Intersection of ellipses and equivalent problems

[Gerenuk]

Does anyone know how to determine whether two ellipses intersect? I don't need the precise points but rather only the answer whether there are points. All my attempts led to 4th order polynomials, which are heavy to solve, but considering that I don't need the actual points I assume there must be an easier way.

Some guy claims it's doable
http://www.cut-the-knot.org/htdocs/dcforum/DCForumID6/710.shtml

Here are some equivalent problems which have to be solved for the angles (which however I can't solve either...)
\cos\phi+a\sin\theta=x
\sin\phi+b\cos\theta=y
or even
\Re(e^{i\theta}(1+ze^{i\theta}))=q
where z is complex, is an equivalent problem.
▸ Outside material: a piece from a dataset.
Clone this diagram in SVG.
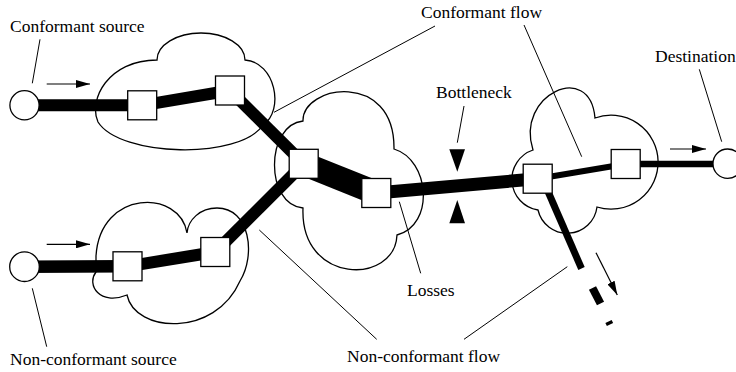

Any ideas?

My best attempt so far was using discriminants, but it's messy and I made a mistake somewhere...

 

[fresh_42]

I would eliminate the angles by squaring and write the equations in Cartesian coordinates. Then we have still a quadratic equation in two variables, which one can be normalized by a coordinate transformation, such that we end up with $y=\pm \frac{b}{a}\sqrt{a^2-x^2}$ with one of the two ellipsis. This can be substituted into the other equation, such that we have only one equation in $x$. It is probably easiest to determine it numerically by one the tools available on the internet.